- _WRITTEN INSTRUCTION_:
Without the pictures, please reproduce only the lines from the one with "Output the web" through the one with "function pts(vals, errs)", both included.

- _SUPPLIED RECORDS_:
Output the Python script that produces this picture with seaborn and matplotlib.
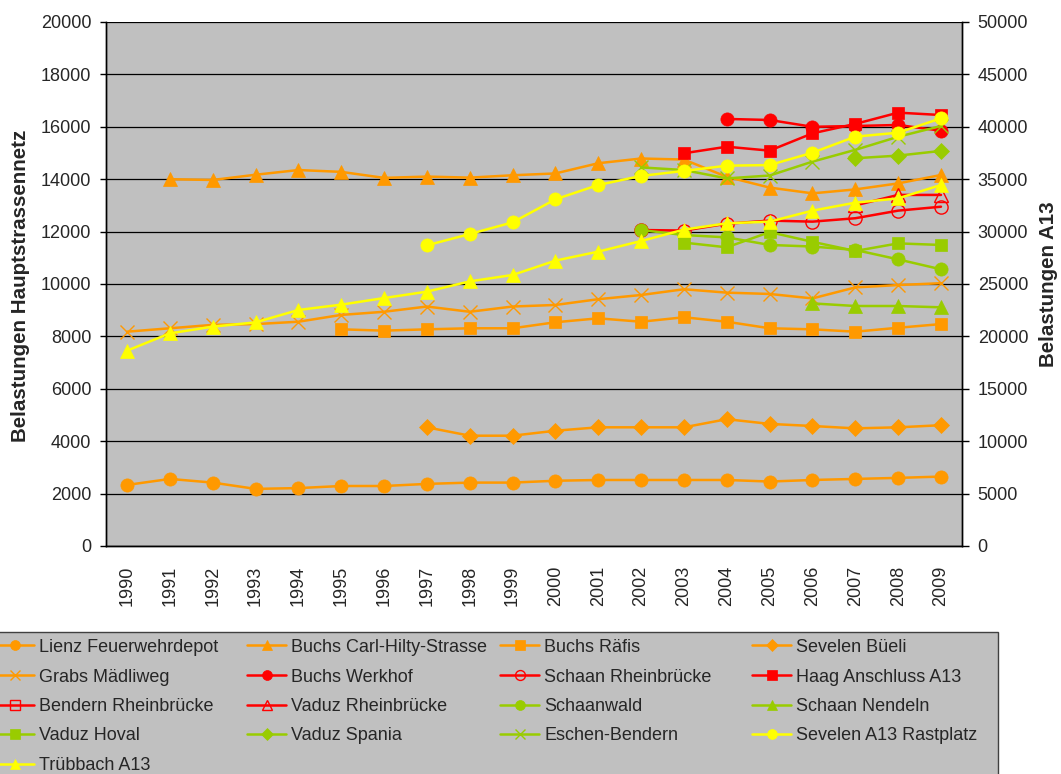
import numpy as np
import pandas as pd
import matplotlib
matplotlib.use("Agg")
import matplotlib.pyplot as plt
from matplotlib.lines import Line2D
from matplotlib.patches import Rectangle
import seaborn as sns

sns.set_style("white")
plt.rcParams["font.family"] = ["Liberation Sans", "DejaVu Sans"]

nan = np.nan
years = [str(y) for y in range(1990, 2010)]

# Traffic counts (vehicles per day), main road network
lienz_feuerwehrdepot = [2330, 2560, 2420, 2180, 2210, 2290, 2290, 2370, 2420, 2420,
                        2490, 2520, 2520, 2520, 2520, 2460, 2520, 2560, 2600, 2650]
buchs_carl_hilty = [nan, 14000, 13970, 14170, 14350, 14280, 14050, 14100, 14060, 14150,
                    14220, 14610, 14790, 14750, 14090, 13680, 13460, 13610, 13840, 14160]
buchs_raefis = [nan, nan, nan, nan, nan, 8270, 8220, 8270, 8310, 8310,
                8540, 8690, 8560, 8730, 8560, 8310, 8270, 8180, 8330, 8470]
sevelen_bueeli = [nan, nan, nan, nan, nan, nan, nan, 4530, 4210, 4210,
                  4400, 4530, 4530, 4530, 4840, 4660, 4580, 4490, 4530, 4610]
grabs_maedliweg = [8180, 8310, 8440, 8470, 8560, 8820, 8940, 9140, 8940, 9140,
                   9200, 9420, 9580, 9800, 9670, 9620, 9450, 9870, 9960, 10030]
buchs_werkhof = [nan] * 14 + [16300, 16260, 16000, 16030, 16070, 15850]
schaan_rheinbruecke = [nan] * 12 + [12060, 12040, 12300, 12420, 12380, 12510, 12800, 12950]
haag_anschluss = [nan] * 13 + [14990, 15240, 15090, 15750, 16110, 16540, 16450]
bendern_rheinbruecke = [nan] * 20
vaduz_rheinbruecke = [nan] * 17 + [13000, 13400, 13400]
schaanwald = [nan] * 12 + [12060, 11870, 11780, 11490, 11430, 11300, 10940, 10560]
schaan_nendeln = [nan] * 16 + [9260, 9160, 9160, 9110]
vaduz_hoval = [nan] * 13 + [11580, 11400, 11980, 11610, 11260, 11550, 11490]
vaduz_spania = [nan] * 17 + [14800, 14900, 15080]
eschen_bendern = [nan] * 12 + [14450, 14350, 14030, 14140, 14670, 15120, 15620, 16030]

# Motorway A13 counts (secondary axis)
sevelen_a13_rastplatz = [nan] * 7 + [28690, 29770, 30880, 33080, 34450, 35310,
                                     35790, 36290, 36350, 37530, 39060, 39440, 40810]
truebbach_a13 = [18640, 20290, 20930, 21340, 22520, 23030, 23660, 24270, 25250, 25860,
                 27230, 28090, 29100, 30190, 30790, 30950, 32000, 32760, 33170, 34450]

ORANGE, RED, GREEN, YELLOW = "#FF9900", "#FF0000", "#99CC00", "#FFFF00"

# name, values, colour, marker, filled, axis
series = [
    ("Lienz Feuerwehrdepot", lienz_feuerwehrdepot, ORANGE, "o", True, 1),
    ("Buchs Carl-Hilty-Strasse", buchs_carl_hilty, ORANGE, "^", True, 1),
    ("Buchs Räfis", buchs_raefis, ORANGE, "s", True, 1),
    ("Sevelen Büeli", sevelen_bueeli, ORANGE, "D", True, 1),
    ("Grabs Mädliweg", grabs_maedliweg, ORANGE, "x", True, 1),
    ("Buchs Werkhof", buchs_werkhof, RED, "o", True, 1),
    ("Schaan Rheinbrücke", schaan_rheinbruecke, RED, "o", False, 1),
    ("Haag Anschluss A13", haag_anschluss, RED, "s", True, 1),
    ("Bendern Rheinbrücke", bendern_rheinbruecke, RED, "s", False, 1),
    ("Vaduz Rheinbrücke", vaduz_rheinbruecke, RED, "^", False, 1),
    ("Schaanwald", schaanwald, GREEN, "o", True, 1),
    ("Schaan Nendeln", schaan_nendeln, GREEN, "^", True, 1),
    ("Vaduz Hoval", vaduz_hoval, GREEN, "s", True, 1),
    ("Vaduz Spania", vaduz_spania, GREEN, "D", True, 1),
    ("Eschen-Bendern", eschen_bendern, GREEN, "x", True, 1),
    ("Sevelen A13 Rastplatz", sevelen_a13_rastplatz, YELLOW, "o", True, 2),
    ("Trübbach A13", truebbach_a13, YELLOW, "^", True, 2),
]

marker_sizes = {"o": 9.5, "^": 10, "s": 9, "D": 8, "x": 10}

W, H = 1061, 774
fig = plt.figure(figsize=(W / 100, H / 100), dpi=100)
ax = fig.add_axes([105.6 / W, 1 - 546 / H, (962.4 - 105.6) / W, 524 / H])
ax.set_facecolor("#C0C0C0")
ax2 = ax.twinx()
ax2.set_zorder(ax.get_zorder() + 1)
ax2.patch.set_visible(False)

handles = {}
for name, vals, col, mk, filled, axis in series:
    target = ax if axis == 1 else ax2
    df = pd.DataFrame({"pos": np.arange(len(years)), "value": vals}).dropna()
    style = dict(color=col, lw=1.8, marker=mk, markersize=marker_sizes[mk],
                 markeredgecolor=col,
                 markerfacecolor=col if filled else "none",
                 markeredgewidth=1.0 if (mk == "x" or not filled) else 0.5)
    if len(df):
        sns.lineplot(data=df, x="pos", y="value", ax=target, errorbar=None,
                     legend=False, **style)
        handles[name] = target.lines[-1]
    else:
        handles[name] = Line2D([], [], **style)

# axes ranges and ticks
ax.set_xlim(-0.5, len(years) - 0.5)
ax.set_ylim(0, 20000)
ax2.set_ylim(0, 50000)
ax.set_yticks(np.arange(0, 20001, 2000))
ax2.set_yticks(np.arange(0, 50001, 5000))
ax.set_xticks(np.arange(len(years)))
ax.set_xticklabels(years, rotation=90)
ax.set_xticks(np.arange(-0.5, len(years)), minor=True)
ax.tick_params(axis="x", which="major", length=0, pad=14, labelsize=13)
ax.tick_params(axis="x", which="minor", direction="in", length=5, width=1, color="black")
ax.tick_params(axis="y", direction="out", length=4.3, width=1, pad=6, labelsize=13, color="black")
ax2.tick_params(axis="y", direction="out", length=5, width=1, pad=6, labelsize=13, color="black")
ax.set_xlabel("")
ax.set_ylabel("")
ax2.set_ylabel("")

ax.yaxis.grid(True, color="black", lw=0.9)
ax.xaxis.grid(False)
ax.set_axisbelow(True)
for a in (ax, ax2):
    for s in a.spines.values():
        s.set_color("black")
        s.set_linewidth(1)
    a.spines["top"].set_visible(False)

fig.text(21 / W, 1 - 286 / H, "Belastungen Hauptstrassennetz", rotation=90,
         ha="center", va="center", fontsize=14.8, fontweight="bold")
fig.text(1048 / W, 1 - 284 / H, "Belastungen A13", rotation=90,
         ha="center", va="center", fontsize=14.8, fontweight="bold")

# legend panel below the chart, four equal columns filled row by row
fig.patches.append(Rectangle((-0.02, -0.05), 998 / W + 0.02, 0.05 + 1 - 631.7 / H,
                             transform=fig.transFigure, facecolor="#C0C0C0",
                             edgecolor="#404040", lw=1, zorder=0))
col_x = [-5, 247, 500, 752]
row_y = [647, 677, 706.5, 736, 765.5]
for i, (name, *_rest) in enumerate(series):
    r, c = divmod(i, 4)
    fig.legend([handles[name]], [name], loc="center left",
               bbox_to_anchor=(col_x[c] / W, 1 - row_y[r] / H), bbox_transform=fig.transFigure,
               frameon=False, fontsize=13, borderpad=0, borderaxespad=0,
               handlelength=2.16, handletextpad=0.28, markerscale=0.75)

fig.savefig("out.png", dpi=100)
--
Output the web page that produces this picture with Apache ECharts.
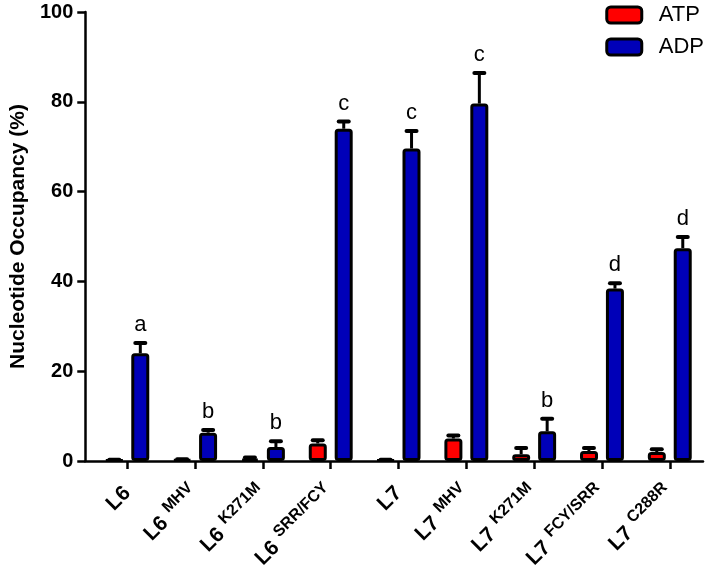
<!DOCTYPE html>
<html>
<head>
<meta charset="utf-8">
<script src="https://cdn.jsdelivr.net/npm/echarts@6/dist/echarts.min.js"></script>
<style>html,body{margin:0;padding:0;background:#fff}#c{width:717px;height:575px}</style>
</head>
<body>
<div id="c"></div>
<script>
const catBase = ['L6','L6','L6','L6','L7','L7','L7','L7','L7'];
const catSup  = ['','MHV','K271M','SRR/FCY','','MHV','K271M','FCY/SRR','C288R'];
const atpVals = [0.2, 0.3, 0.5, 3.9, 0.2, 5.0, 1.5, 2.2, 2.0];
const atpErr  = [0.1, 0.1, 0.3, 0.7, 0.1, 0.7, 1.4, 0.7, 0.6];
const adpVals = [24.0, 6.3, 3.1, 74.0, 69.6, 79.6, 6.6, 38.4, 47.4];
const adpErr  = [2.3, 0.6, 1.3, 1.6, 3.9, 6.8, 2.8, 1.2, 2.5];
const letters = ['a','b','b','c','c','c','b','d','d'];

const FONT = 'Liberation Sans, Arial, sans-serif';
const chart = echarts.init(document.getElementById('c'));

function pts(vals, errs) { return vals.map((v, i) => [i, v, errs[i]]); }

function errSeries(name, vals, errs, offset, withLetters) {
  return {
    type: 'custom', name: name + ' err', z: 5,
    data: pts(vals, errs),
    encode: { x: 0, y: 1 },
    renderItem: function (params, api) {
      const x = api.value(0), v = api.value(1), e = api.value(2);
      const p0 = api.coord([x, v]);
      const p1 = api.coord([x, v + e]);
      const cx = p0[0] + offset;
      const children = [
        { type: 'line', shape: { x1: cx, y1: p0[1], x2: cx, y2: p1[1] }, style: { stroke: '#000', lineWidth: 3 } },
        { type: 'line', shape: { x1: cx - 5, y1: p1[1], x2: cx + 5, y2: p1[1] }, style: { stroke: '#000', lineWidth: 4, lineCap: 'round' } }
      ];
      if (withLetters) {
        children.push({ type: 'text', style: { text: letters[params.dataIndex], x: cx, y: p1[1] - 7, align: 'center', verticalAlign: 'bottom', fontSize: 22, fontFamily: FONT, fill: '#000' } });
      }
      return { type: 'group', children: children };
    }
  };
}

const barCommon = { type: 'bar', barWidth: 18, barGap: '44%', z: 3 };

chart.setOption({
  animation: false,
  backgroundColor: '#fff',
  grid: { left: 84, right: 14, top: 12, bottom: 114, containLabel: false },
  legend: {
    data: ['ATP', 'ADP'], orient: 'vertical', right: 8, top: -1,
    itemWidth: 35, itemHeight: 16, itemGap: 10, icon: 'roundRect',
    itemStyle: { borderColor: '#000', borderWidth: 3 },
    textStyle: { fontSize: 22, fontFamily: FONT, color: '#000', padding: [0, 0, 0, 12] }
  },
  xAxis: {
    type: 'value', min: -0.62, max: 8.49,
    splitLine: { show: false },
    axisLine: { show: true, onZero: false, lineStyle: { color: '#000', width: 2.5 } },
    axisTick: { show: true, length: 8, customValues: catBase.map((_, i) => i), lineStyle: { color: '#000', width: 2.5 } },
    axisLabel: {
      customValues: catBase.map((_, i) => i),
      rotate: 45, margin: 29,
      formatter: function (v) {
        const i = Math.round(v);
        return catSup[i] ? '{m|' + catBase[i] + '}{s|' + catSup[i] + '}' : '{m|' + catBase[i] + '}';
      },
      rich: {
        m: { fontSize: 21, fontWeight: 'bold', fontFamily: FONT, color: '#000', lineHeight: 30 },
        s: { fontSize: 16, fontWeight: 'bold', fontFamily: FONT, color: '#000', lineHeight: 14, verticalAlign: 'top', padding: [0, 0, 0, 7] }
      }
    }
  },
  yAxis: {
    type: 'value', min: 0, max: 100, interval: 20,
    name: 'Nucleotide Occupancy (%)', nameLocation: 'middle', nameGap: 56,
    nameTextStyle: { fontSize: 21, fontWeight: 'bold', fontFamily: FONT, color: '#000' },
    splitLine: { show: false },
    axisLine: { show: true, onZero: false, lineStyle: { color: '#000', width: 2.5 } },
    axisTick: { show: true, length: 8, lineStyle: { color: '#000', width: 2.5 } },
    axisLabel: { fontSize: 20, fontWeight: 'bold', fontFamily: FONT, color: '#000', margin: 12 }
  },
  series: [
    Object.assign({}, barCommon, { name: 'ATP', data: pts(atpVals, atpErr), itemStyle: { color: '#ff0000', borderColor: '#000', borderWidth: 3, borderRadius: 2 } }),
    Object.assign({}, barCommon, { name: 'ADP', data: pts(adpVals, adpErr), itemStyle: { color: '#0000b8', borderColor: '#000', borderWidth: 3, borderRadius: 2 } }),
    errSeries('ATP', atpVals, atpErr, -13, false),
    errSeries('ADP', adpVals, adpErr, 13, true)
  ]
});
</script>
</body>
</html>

- _FULL RESPONSE_:
Output the web page that produces this picture with Apache ECharts.
<!DOCTYPE html>
<html>
<head>
<meta charset="utf-8">
<script src="https://cdn.jsdelivr.net/npm/echarts@6/dist/echarts.min.js"></script>
<style>html,body{margin:0;padding:0;background:#fff}#c{width:717px;height:575px}</style>
</head>
<body>
<div id="c"></div>
<script>
const catBase = ['L6','L6','L6','L6','L7','L7','L7','L7','L7'];
const catSup  = ['','MHV','K271M','SRR/FCY','','MHV','K271M','FCY/SRR','C288R'];
const atpVals = [0.2, 0.3, 0.5, 3.9, 0.2, 5.0, 1.5, 2.2, 2.0];
const atpErr  = [0.1, 0.1, 0.3, 0.7, 0.1, 0.7, 1.4, 0.7, 0.6];
const adpVals = [24.0, 6.3, 3.1, 74.0, 69.6, 79.6, 6.6, 38.4, 47.4];
const adpErr  = [2.3, 0.6, 1.3, 1.6, 3.9, 6.8, 2.8, 1.2, 2.5];
const letters = ['a','b','b','c','c','c','b','d','d'];

const FONT = 'Liberation Sans, Arial, sans-serif';
const chart = echarts.init(document.getElementById('c'));

function pts(vals, errs) { return vals.map((v, i) => [i, v, errs[i]]); }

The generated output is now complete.